* GIVEN REQUEST
Look through the lines below and extract each one that contains "this".

* TASK INPUTS
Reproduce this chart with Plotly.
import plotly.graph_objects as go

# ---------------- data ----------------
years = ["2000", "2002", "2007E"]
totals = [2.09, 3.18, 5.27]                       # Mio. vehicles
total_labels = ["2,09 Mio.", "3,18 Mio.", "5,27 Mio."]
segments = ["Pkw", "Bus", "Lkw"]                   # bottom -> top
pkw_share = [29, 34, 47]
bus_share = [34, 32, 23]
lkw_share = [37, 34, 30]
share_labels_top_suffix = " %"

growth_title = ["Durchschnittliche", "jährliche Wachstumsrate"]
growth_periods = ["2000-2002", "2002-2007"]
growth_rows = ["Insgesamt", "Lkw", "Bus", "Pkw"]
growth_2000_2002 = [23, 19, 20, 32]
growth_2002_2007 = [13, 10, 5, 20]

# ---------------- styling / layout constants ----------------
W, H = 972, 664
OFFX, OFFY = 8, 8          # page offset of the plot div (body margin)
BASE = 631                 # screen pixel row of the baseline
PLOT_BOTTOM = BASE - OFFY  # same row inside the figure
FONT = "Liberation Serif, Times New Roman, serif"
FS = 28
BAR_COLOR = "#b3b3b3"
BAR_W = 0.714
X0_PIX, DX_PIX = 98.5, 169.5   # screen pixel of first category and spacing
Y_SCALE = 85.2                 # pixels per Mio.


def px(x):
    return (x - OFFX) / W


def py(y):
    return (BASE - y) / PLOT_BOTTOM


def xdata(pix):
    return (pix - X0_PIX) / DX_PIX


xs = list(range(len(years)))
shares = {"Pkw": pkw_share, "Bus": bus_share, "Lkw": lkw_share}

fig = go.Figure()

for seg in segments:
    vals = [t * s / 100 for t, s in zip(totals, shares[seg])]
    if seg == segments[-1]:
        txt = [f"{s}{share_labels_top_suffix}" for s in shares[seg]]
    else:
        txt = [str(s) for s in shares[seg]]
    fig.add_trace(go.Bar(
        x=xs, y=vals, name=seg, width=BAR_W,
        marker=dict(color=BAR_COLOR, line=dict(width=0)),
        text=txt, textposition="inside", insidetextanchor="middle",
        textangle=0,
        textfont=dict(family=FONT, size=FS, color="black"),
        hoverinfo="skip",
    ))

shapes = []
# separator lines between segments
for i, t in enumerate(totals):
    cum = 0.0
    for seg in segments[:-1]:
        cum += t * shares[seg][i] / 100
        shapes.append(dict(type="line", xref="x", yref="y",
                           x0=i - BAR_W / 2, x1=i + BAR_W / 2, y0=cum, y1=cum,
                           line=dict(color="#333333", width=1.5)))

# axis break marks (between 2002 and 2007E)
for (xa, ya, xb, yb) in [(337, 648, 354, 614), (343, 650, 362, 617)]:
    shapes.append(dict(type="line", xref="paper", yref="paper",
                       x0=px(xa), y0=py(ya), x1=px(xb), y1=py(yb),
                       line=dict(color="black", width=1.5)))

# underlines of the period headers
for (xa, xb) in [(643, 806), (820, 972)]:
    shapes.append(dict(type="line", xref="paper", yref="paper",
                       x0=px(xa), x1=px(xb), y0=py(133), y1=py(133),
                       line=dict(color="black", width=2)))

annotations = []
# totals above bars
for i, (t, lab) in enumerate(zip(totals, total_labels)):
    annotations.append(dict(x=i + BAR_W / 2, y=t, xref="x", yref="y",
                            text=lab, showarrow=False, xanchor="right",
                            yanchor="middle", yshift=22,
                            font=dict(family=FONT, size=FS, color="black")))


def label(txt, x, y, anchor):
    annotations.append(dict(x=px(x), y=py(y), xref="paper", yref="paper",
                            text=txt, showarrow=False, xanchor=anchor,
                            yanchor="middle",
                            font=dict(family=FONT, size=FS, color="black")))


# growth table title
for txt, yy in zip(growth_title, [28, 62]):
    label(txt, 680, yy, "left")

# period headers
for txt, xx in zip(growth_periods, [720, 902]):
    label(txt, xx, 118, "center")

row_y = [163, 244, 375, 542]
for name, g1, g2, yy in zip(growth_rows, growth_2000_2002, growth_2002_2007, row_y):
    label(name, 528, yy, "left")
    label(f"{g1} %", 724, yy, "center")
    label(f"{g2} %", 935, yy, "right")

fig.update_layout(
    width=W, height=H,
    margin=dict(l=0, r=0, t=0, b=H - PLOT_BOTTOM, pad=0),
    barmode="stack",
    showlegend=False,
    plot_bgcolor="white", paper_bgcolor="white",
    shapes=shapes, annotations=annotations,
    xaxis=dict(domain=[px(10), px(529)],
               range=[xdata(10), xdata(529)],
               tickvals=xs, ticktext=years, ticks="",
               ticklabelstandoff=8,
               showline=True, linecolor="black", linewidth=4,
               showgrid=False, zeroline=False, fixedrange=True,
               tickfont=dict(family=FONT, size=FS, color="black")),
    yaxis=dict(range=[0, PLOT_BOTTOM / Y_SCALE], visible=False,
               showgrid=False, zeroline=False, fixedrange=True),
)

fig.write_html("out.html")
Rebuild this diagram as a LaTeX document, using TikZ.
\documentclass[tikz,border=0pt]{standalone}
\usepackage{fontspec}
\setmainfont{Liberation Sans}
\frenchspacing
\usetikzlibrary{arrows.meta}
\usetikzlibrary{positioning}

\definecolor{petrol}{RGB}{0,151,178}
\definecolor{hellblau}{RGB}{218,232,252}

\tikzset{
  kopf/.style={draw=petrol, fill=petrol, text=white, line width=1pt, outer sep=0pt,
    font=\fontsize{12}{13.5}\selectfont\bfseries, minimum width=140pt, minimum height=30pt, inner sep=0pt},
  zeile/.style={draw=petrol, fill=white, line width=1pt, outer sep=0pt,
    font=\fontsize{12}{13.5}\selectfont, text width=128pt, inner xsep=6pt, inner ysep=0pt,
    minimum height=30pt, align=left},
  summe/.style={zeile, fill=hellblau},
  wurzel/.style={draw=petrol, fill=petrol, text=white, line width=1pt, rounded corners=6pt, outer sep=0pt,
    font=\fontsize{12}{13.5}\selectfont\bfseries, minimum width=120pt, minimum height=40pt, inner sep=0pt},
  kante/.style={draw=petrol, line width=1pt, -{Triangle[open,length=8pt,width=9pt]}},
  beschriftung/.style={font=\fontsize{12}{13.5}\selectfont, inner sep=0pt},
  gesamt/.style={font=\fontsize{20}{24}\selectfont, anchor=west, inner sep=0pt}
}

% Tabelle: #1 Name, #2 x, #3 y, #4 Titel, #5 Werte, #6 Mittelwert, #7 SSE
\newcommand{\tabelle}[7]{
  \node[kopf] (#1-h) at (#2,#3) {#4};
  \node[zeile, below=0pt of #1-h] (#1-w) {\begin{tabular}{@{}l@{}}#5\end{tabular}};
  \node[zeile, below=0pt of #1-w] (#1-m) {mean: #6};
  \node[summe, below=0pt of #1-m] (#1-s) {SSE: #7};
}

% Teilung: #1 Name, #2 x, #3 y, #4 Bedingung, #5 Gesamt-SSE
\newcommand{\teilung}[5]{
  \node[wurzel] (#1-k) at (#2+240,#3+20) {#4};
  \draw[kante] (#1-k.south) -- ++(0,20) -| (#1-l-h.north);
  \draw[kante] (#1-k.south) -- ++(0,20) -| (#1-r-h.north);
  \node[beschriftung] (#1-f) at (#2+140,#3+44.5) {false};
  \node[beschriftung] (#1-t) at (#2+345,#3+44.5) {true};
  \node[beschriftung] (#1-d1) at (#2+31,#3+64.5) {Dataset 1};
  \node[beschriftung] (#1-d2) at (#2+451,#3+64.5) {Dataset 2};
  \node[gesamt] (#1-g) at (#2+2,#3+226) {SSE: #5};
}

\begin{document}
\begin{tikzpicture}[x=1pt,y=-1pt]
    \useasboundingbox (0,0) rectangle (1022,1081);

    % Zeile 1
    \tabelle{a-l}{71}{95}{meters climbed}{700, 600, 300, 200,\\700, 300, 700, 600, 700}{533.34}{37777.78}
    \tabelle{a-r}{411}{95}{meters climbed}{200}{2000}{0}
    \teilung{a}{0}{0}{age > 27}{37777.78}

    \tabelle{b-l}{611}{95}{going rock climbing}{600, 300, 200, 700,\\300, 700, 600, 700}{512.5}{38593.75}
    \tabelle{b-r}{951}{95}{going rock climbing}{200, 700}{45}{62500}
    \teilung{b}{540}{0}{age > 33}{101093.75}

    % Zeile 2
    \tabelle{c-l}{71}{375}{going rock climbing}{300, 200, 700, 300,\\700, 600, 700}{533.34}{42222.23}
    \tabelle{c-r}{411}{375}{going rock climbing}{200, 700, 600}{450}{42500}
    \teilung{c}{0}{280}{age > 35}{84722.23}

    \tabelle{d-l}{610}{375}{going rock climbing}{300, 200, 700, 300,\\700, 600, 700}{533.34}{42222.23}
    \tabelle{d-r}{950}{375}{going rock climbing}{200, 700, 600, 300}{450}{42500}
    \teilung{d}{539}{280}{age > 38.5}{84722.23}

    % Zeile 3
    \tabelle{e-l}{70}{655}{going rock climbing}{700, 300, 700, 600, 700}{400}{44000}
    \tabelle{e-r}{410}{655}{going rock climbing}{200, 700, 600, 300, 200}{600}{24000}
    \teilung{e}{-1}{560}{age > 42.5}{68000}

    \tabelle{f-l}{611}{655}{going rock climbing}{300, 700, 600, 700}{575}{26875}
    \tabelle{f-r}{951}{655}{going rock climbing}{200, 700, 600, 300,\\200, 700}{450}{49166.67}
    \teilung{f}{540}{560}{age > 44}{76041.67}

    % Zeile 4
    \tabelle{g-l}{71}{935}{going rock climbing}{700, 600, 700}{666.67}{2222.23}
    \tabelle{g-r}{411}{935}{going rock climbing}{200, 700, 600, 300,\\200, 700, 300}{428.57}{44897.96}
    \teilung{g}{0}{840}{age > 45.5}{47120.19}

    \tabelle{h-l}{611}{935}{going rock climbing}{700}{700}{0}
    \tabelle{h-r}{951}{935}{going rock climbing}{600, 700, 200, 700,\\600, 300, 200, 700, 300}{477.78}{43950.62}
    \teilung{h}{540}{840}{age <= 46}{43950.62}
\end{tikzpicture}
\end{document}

* RESPONSE TO THE TASK
Reproduce this chart with Plotly.
Rebuild this diagram as a LaTeX document, using TikZ.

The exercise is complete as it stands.